• Records supplied:
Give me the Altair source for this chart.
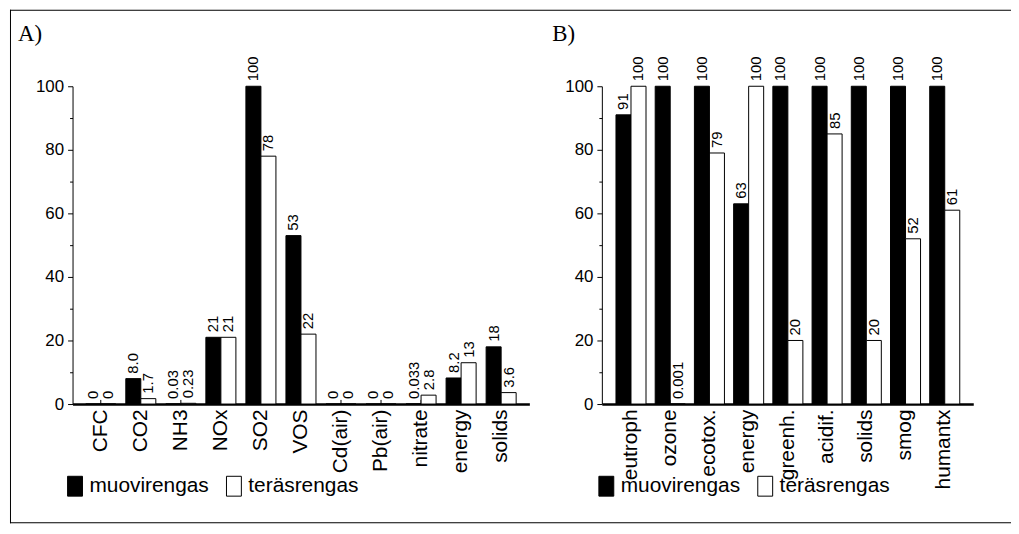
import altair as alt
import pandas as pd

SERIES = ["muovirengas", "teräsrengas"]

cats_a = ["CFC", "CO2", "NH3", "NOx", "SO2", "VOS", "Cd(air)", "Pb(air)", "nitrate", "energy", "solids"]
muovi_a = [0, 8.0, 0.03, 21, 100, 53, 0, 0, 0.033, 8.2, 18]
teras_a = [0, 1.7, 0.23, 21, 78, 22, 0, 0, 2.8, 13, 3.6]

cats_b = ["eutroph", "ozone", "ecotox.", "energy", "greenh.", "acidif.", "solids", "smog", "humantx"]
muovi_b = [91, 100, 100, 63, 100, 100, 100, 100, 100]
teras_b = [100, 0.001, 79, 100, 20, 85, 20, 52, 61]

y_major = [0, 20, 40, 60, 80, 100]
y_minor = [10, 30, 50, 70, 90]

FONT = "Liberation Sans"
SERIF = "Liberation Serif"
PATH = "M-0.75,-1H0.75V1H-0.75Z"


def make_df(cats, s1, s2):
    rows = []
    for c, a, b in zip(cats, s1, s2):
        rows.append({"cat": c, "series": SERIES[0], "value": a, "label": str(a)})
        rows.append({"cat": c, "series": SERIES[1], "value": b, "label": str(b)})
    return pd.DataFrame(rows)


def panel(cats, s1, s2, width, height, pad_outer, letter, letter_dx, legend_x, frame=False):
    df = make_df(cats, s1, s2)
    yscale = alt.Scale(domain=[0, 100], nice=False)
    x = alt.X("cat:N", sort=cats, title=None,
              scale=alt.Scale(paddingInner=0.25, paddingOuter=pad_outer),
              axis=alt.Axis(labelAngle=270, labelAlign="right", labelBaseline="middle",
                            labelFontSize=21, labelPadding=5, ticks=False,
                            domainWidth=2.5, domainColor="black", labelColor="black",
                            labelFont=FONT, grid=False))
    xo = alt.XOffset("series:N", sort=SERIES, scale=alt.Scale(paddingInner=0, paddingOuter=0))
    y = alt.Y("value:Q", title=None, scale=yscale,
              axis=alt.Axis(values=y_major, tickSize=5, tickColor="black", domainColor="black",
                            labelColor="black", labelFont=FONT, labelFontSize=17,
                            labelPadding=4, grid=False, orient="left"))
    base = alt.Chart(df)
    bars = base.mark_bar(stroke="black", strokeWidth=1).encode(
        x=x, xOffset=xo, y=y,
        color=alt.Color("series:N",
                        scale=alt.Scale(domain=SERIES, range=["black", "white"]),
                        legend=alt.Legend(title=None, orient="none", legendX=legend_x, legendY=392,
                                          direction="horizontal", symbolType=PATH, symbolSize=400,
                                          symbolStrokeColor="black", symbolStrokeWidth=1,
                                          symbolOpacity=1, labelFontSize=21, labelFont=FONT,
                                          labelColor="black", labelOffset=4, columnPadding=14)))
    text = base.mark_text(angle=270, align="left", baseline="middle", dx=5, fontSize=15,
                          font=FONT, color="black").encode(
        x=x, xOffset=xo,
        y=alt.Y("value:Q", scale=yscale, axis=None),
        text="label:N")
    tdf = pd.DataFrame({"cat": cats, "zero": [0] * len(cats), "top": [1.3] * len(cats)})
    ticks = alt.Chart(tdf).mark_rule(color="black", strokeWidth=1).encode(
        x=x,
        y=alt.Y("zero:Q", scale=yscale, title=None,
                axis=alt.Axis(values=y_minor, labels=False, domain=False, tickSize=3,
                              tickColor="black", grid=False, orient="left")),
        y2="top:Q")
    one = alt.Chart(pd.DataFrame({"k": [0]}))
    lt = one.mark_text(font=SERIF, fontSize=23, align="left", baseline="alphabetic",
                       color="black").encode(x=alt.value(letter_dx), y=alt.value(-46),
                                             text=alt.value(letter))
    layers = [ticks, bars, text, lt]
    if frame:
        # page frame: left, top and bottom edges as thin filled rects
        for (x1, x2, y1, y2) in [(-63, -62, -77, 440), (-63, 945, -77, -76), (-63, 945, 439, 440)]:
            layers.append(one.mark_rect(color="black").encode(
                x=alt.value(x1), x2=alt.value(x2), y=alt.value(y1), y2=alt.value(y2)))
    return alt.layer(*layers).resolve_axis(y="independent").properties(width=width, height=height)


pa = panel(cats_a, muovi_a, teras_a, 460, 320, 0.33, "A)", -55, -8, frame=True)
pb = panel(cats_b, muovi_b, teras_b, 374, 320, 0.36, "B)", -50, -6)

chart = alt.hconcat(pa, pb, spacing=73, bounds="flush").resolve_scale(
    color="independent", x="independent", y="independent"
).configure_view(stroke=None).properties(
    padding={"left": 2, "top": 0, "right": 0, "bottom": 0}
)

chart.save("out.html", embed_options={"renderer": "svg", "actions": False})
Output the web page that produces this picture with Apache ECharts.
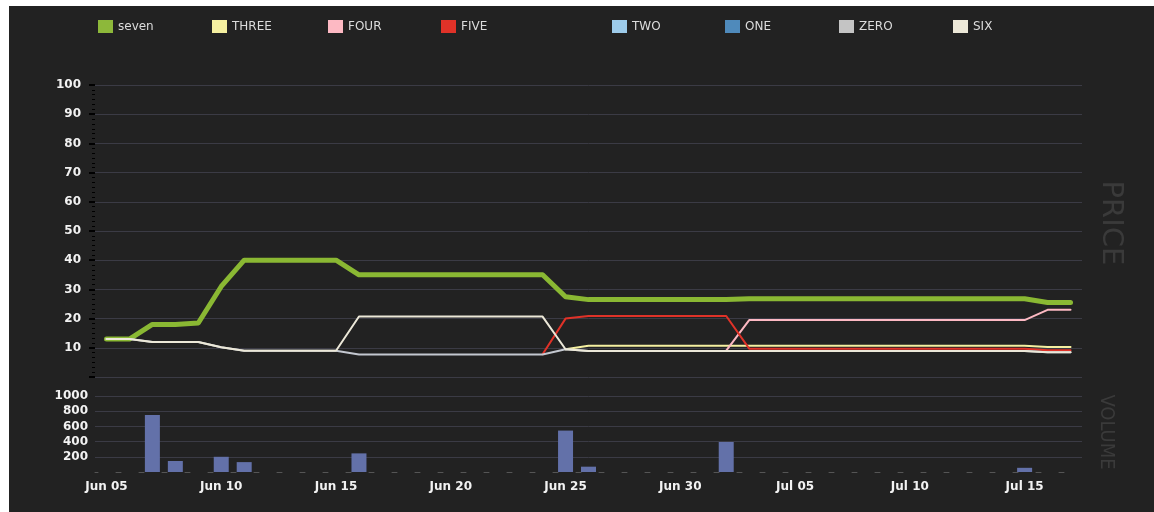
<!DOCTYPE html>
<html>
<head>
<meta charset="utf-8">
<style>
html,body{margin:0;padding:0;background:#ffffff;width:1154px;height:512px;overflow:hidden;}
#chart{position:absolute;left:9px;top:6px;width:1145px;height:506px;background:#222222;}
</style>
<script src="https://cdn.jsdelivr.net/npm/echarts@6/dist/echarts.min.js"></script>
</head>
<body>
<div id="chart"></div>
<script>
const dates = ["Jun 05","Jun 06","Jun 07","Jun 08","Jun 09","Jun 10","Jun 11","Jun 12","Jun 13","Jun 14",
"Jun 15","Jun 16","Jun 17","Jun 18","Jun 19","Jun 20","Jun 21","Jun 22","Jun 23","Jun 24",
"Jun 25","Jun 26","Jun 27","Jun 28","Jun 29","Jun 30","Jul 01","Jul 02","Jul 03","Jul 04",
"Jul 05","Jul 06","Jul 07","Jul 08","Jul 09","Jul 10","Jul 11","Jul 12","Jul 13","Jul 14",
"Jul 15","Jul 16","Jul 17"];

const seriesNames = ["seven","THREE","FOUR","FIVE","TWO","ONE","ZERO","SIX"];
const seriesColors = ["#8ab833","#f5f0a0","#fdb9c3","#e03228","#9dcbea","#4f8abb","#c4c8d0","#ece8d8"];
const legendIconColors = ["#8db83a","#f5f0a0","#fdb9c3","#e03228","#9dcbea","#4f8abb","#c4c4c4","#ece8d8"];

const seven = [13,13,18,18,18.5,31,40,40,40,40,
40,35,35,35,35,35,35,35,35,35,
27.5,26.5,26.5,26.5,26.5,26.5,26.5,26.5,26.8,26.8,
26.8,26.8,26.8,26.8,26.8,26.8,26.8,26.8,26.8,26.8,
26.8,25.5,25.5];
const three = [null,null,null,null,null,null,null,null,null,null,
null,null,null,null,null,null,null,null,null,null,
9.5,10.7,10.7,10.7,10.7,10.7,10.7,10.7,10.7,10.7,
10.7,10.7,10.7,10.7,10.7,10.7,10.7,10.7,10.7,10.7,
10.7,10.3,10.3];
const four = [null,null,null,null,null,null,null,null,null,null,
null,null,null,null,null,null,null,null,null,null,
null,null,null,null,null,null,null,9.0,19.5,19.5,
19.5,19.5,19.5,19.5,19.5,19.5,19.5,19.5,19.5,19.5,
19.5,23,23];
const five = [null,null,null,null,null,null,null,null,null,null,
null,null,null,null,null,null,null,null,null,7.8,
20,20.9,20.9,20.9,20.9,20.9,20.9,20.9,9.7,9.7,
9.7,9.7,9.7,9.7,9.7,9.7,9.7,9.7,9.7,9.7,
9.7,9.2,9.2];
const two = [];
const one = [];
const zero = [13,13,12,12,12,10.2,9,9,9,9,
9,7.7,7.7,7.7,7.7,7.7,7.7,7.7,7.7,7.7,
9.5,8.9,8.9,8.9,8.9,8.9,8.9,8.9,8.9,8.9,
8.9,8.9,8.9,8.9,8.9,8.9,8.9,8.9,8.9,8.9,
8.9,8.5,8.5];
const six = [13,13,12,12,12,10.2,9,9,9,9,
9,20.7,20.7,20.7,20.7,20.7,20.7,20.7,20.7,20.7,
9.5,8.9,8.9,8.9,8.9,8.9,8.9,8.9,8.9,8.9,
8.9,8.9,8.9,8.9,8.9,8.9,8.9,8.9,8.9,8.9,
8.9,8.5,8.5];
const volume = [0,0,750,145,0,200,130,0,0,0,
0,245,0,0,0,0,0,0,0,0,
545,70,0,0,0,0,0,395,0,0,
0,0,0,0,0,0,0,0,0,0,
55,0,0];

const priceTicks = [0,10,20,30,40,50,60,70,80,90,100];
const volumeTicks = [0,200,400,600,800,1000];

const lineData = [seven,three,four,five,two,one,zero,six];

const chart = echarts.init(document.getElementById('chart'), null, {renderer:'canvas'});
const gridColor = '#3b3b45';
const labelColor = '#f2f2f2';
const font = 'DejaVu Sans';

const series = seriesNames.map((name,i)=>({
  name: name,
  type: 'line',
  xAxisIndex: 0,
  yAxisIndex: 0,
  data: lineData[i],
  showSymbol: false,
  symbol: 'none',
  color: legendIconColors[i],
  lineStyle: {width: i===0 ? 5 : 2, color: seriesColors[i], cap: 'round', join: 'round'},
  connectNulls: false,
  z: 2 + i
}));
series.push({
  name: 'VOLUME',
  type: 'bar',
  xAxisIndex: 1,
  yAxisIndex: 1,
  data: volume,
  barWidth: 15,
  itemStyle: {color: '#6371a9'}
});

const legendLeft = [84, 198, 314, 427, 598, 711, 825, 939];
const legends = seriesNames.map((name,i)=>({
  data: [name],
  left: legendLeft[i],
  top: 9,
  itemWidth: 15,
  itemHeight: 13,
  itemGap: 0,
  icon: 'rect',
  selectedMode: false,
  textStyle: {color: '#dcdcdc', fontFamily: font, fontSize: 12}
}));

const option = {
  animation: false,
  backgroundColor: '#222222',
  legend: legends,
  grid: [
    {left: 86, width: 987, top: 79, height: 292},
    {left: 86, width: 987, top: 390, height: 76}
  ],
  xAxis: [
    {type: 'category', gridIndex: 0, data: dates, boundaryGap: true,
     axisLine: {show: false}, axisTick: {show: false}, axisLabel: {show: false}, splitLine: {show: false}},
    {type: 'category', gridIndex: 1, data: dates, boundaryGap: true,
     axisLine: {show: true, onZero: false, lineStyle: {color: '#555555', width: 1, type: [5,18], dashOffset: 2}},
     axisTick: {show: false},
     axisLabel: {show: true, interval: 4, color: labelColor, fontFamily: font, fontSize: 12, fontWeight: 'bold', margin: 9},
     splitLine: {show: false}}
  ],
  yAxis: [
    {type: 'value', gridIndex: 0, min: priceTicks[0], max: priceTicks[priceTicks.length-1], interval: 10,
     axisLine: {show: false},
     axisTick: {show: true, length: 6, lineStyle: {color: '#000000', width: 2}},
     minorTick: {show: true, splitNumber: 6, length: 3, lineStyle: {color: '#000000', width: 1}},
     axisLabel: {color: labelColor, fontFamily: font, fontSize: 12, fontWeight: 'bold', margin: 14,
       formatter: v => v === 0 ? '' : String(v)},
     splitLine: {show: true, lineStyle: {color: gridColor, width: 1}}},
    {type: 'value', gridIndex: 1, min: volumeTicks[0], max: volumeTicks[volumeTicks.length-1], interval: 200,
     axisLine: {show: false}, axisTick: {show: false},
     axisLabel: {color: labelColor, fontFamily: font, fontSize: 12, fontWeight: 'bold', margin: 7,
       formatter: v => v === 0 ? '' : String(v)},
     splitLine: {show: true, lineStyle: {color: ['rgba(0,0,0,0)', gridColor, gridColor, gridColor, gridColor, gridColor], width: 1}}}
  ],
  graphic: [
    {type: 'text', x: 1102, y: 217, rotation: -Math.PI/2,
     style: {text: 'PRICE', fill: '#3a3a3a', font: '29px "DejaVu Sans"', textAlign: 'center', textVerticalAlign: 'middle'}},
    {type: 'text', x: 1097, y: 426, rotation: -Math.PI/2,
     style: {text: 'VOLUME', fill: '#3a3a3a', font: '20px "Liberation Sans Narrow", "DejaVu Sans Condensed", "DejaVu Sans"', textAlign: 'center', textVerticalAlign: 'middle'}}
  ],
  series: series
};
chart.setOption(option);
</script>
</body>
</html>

• Objective: Collect the lines of the records that include the string "page".

• Correct result:
        # page frame: left, top and bottom edges as thin filled rects
Output the web page that produces this picture with Apache ECharts.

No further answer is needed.